Georgia Helms Facility in Atlanta, where many of the people that Motherhood Beyond Bars serves at some point are transferred during pregnancy.

Things in Georgia are additionally complicated from a reproductive justice lens, with a six-week abortion ban.  Some people in carceral settings seek abortions because of lack of financial stability or not wanting to experience pregnancy in such a hostile environment. However, carceral facilities do not make it easy to access contraception or abortion—often incarcerated people have to pay for the procedure itself, which is not something they can typically afford without health insurance or the Medicaid access that they lose upon entering custody. 8 

The staff member at Motherhood Beyond Bars notes that this issue has come up particularly on the reentry side: One of the people they were counseling recently was pregnant and was seeking an abortion. The person was on probation, so they could not leave the state without violating probation, and therefore were not able to access an abortion since they were past six weeks of pregnancy. “We haven’t even seen the tip of the iceberg of this.
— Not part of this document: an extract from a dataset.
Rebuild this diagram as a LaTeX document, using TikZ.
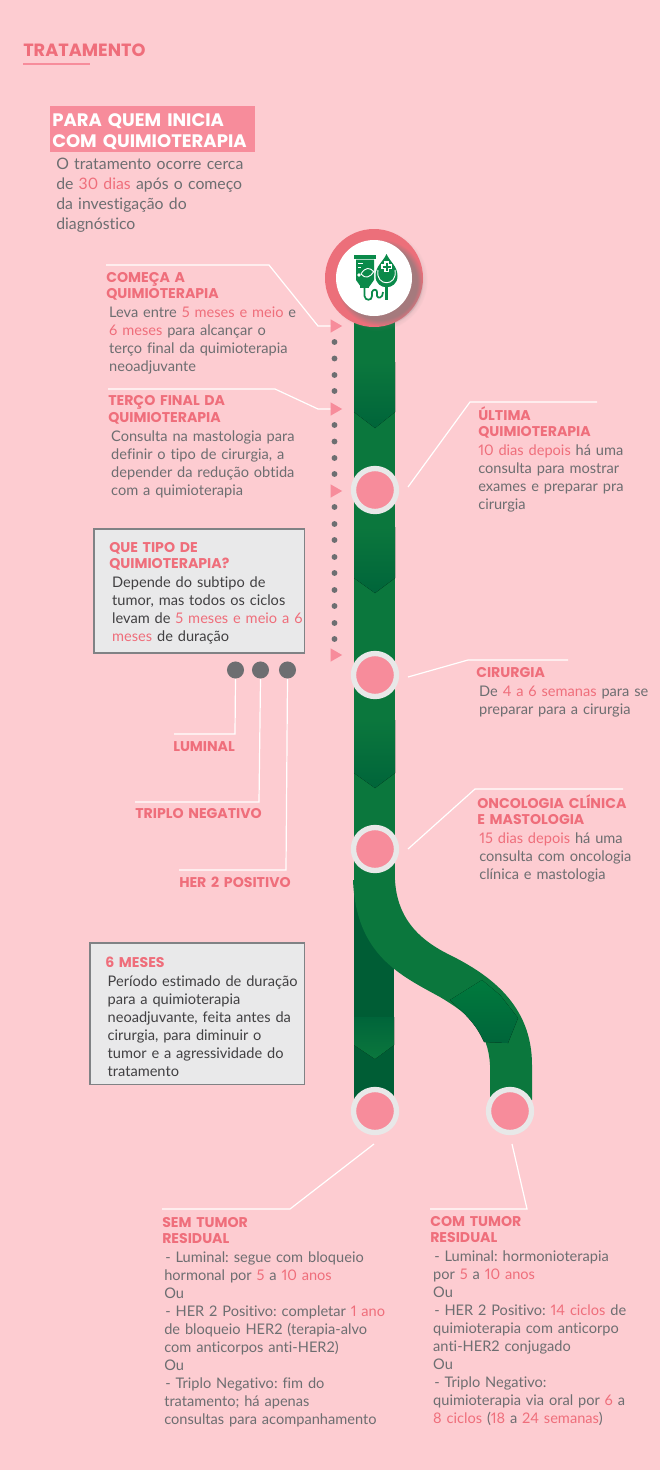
\documentclass[tikz,border=0pt]{standalone}
\usepackage{xcolor}
\usepackage{fontspec}
\setmainfont{Lato}[Ligatures=NoCommon, Numbers=Proportional, WordSpace=0.8]
\newfontfamily\headfont{Poppins}
\frenchspacing
\usetikzlibrary{shapes.geometric, shadows, positioning}
\definecolor{bgpink}{HTML}{FDCCD1}
\definecolor{ribbonpink}{HTML}{F78C9B}
\definecolor{headpink}{HTML}{EF6E7B}
\definecolor{ringpink}{HTML}{EC6F7A}
\definecolor{bodygrey}{HTML}{6D6E71}
\definecolor{boxtext}{HTML}{414042}
\definecolor{boxfill}{HTML}{E9E9EA}
\definecolor{boxline}{HTML}{808285}
\definecolor{dotgrey}{HTML}{6D6E71}
\definecolor{pipegreen}{HTML}{0B773D}
\definecolor{pipemid}{HTML}{007A3D}
\definecolor{pipedark}{HTML}{00653A}
\definecolor{iconpale}{HTML}{E8E8E8}
\definecolor{icongreen}{HTML}{0A8A4A}
\newcommand{\hilite}[1]{\textcolor{headpink}{#1}}
\tikzstyle{heading} = [inner sep=0pt, text width=235pt, align=left, text=headpink, font=\headfont\bfseries\fontsize{10.6}{12.4}\selectfont,
    execute at begin node=\strut, execute at end node=\strut, anchor=north west]
\tikzstyle{body} = [inner sep=0pt, text width=235pt, align=left, text=bodygrey, font=\fontsize{10.95}{13.5}\selectfont,
    execute at begin node=\strut, execute at end node=\strut]
\tikzstyle{boxbody} = [body, text=boxtext]
\tikzstyle{infobox} = [rectangle, draw=boxline, fill=boxfill, line width=1.1pt, outer sep=0pt, anchor=north west]
\tikzstyle{lead} = [draw, white, line width=0.9pt]
\tikzstyle{station} = [circle, draw=iconpale, fill=ribbonpink, line width=4pt, minimum size=32.25pt, inner sep=0pt]
\tikzstyle{dotmark} = [circle, fill=dotgrey, minimum size=4.4pt, inner sep=0pt]
\tikzstyle{typedot} = [circle, fill=dotgrey, minimum size=12.8pt, inner sep=0pt]
\tikzstyle{tri} = [isosceles triangle, isosceles triangle apex angle=60, fill=ribbonpink, minimum height=8.6pt, inner sep=0pt]
\tikzstyle{chevron} = [top color=pipegreen, middle color=pipemid, bottom color=pipedark]
\begin{document}
\begin{tikzpicture}[x=0.75pt, y=-0.75pt]
      \useasboundingbox (0,0) rectangle (660,1470);
      \fill [bgpink] (0,0) rectangle (660,1470);
      % Pipe
      \fill [pipegreen] (354,300) rectangle (395,882);
      \fill [pipedark!92!black] (354,880) rectangle (394,1100);
      \fill [top color=pipedark, bottom color=pipegreen] (354,1017) -- (394,1017) -- (394,1045) -- (375,1059) -- (354,1045) -- cycle;
      \fill [pipegreen] (395,880) .. controls (397,915) and (415,938) .. (450,955) .. controls (490,975) and (532,1005) .. (532,1065) -- (532,1100)
        -- (490,1100) -- (490,1065) .. controls (488,1030) and (470,1015) .. (440,997) .. controls (400,975) and (356,955) .. (353,880) -- cycle;
      \fill [top color=pipemid, middle color=pipemid, bottom color=pipedark] (450,1000) -- (482,980) -- (500,995) -- (518,1018) -- (508,1043) -- (484,1042) .. controls (476,1024) and (466,1015) .. (450,1000) -- cycle;
      \fill [chevron] (354,362) -- (395,362) -- (395,412) -- (375,428) -- (354,412) -- cycle;
      \fill [chevron] (354,527) -- (395,527) -- (395,578) -- (375,593) -- (354,578) -- cycle;
      \fill [chevron] (354,720) -- (395,720) -- (395,773) -- (375,788) -- (354,773) -- cycle;
      % Stations
      \node [station] (ultima-st) at (375,490) {};
      \node [station] (cirurgia-st) at (375,675) {};
      \node [station] (oncologia-st) at (375,849) {};
      \node [station] (sem-st) at (375,1111) {};
      \node [station] (com-st) at (510,1111) {};
      % Icon
      \node [circle, fill=ringpink, minimum size=73.5pt, inner sep=0pt, circular drop shadow={shadow xshift=2pt, shadow yshift=-1.5pt, shadow scale=1.04, opacity=0.22}] (ring) at (374,278) {};
      \node [circle, fill=white, minimum size=57pt, inner sep=0pt, circular drop shadow={shadow xshift=4pt, shadow yshift=-3pt, shadow scale=1.14, opacity=0.65}] (icon) at (374,278) {};
      \fill [icongreen] (354,255) rectangle (376,258.5);
      \fill [icongreen] (356,259.5) -- (374,259.5) -- (374,280) -- (369,287) -- (361,287) -- (356,280) -- cycle;
      \draw [white, line width=0.7pt] (358,263) -- (363,263) (358,267) -- (361,267);
      \draw [white, line width=0.7pt] (361,274) .. controls (365,267) and (370,267) .. (374,272) (361,274) .. controls (365,279) and (370,278) .. (374,271);
      \fill [white] (359,275) circle (1.8);
      \fill [icongreen] (360,285) rectangle (369,288);
      \draw [icongreen, line width=1.3pt] (364.5,287) -- (364.5,296) .. controls (365,301) and (372,301) .. (372,296) -- (372,292) .. controls (373,289) and (377,289) .. (377,292) -- (377,296) .. controls (378,299) and (383,298) .. (383,292);
      \fill [icongreen] (385,287) rectangle (388,300);
      \fill [icongreen] (386.5,254) .. controls (383,262) and (375.5,266) .. (375.5,276) .. controls (375.5,291) and (397.5,291) .. (397.5,276) .. controls (397.5,266) and (390,262) .. (386.5,254) -- cycle;
      \draw [white, line width=0.7pt] (378,270) .. controls (375,287) and (398,287) .. (395,270);
      \draw [white, line width=3.4pt] (386.5,261) -- (386.5,272) (381,266.5) -- (392,266.5);
      \draw [icongreen, line width=1.5pt] (386.5,262.5) -- (386.5,270.5) (382.5,266.5) -- (390.5,266.5);
      % Dots
      \foreach \y in {342,358.5,375,391,425,441.5,458,474,507,524,540,557,573,590,606,623,639} {
        \node [dotmark] at (334.5,\y) {};
      }
      \node [tri] (tri-comeca) at (334.5,326) {};
      \node [tri] (tri-terco) at (334.5,409) {};
      \node [tri] (tri-exames) at (334.5,491) {};
      \node [tri] (tri-cirurgia) at (334.5,655) {};
      % Title
      \node [heading, font=\headfont\bfseries\fontsize{13.3}{15}\selectfont] (title) at (23,42) {TRATAMENTO};
      \coordinate (rule-a) at (23,64);
      \coordinate (rule-b) at (90,64);
      \draw [ribbonpink, line width=1.6pt] (rule-a) -- (rule-b);
      \node [rectangle, fill=ribbonpink, minimum width=153.75pt, minimum height=34.5pt, outer sep=0pt, anchor=north west] (ribbon) at (50,106) {};
      \node [heading, text=white, font=\headfont\bfseries\fontsize{13.55}{15.75}\selectfont, below right=4pt and 1.5pt of ribbon.north west] (quem) {PARA QUEM INICIA\\COM QUIMIOTERAPIA};
      \node [body, font=\fontsize{11.85}{15}\selectfont, anchor=north west] (quem-text) at (56,155) {O tratamento ocorre cerca\\de \hilite{30 dias} após o começo\\da investigação do\\diagnóstico};
      % Left column
      \node [heading] (comeca) at (106,270.5) {COMEÇA A\\QUIMIOTERAPIA};
      \node [body, below right=0.7pt and 2.2pt of comeca.south west] (comeca-text) {Leva entre \hilite{5 meses e meio} e\\\hilite{6 meses} para alcançar o\\terço final da quimioterapia\\neoadjuvante};
      \node [heading] (terco) at (108,394) {TERÇO FINAL DA\\QUIMIOTERAPIA};
      \node [body, below right=0.7pt and 2.2pt of terco.south west] (terco-text) {Consulta na mastologia para\\definir o tipo de cirurgia, a\\depender da redução obtida\\com a quimioterapia};
      \node [infobox, minimum width=158pt, minimum height=93pt] (tipo-box) at (94,529) {};
      \node [heading, below right=8.5pt and 11.25pt of tipo-box.north west] (tipo) {QUE TIPO DE\\QUIMIOTERAPIA?};
      \node [boxbody, below right=0.7pt and 2.2pt of tipo.south west] (tipo-text) {Depende do subtipo de\\tumor, mas todos os ciclos\\levam de \hilite{5 meses e meio a 6}\\\hilite{meses} de duração};
      \node [typedot] (dot-luminal) at (235.5,670) {};
      \node [typedot] (dot-triplo) at (260.5,670) {};
      \node [typedot] (dot-her) at (287.5,670) {};
      \node [heading] (luminal) at (173,739.5) {LUMINAL};
      \node [heading] (triplo) at (135,806.5) {TRIPLO NEGATIVO};
      \node [heading] (her) at (179,875.5) {HER 2 POSITIVO};
      \node [infobox, minimum width=161pt, minimum height=106pt] (meses-box) at (90,943) {};
      \node [heading, below right=9.3pt and 11.25pt of meses-box.north west] (meses) {6 MESES};
      \node [boxbody, below right=0.7pt and 1.8pt of meses.south west] (meses-text) {Período estimado de duração\\para a quimioterapia\\neoadjuvante, feita antes da\\cirurgia, para diminuir o\\tumor e a agressividade do\\tratamento};
      % Right column
      \node [heading] (ultima) at (478,408.5) {\smash{ÚLTIMA}\\QUIMIOTERAPIA};
      \node [body, below right=0.7pt and 0pt of ultima.south west] (ultima-text) {\hilite{10 dias depois} há uma\\consulta para mostrar\\exames e preparar pra\\cirurgia};
      \node [heading] (cirurgia) at (476,665.5) {CIRURGIA};
      \node [body, below right=0.7pt and 2.2pt of cirurgia.south west] (cirurgia-text) {De \hilite{4 a 6 semanas} para se\\preparar para a cirurgia};
      \node [heading] (oncologia) at (477,796.5) {\smash{ONCOLOGIA CLÍNICA}\\E MASTOLOGIA};
      \node [body, below right=0.7pt and 1.5pt of oncologia.south west] (oncologia-text) {\hilite{15 dias depois} há uma\\consulta com oncologia\\clínica e mastologia};
      % Outcomes
      \node [heading] (sem) at (162,1215.5) {SEM TUMOR\\RESIDUAL};
      \node [body, below right=0.7pt and 1.5pt of sem.south west] (sem-text) {\hspace*{0.8pt}- Luminal: segue com bloqueio\\hormonal por \hilite{5} a \hilite{10 anos}\\Ou\\\hspace*{0.8pt}- HER 2 Positivo: completar \hilite{1 ano}\\de bloqueio HER2 (terapia-alvo\\com anticorpos anti-HER2)\\Ou\\\hspace*{0.8pt}- Triplo Negativo: fim do\\tratamento; há apenas\\consultas para acompanhamento};
      \node [heading] (com) at (430,1214.5) {COM TUMOR\\RESIDUAL};
      \node [body, below right=0.7pt and 2.2pt of com.south west] (com-text) {\hspace*{0.8pt}- Luminal: hormonioterapia\\por \hilite{5} a \hilite{10 anos}\\Ou\\\hspace*{0.8pt}- HER 2 Positivo: \hilite{14 ciclos} de\\quimioterapia com anticorpo\\anti-HER2 conjugado\\Ou\\\hspace*{0.8pt}- Triplo Negativo:\\quimioterapia via oral por \hilite{6} a\\\hilite{8 ciclos} (\hilite{18} a \hilite{24 semanas})};
      % Draw edges
      \coordinate (comeca-a) at (106,265);
      \coordinate (comeca-b) at (269,265);
      \coordinate (comeca-c) at (318,326);
      \coordinate (terco-a) at (108,389);
      \coordinate (terco-b) at (275,389);
      \coordinate (terco-c) at (318,409);
      \coordinate (ultima-a) at (408,487);
      \coordinate (ultima-b) at (470,402);
      \coordinate (ultima-c) at (597,402);
      \coordinate (cirurgia-a) at (408,677);
      \coordinate (cirurgia-b) at (468,660);
      \coordinate (cirurgia-c) at (568,660);
      \coordinate (oncologia-a) at (408,849);
      \coordinate (oncologia-b) at (475,789);
      \coordinate (oncologia-c) at (623,789);
      \coordinate (luminal-a) at (235,734);
      \coordinate (luminal-b) at (174,734);
      \coordinate (triplo-a) at (259,802);
      \coordinate (triplo-b) at (135,802);
      \coordinate (her-a) at (286,870);
      \coordinate (her-b) at (179,870);
      \coordinate (sem-a) at (374,1144);
      \coordinate (sem-b) at (290,1209);
      \coordinate (sem-c) at (162,1209);
      \coordinate (com-a) at (512,1144);
      \coordinate (com-b) at (527,1209);
      \coordinate (com-c) at (430,1209);
      \path [lead] (comeca-a) -- (comeca-b) -- (comeca-c) -- (tri-comeca.west);
      \path [lead] (terco-a) -- (terco-b) -- (terco-c) -- (tri-terco.west);
      \path [lead] (ultima-a) -- (ultima-b) -- (ultima-c);
      \path [lead] (cirurgia-a) -- (cirurgia-b) -- (cirurgia-c);
      \path [lead] (oncologia-a) -- (oncologia-b) -- (oncologia-c);
      \path [lead] (dot-luminal.south) -- (luminal-a) -- (luminal-b);
      \path [lead] (dot-triplo.south) -- (triplo-a) -- (triplo-b);
      \path [lead] (dot-her.south) -- (her-a) -- (her-b);
      \path [lead] (sem-a) -- (sem-b) -- (sem-c);
      \path [lead] (com-a) -- (com-b) -- (com-c);
    \end{tikzpicture}
\end{document}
Most of the people we talk to do want to be pregnant, but the day we get a person in our childbirth education class who is there because they tried to access abortion will be a very difficult day,” the Motherhood Beyond Bars staffer shares. And post Dobbs v. Jackson, there could be even more pregnant people who end up in carceral facilities, the Minnesota Prison Doula Project partner says—which makes some kind of reproductive justice intervention, such as doula care, even more critical.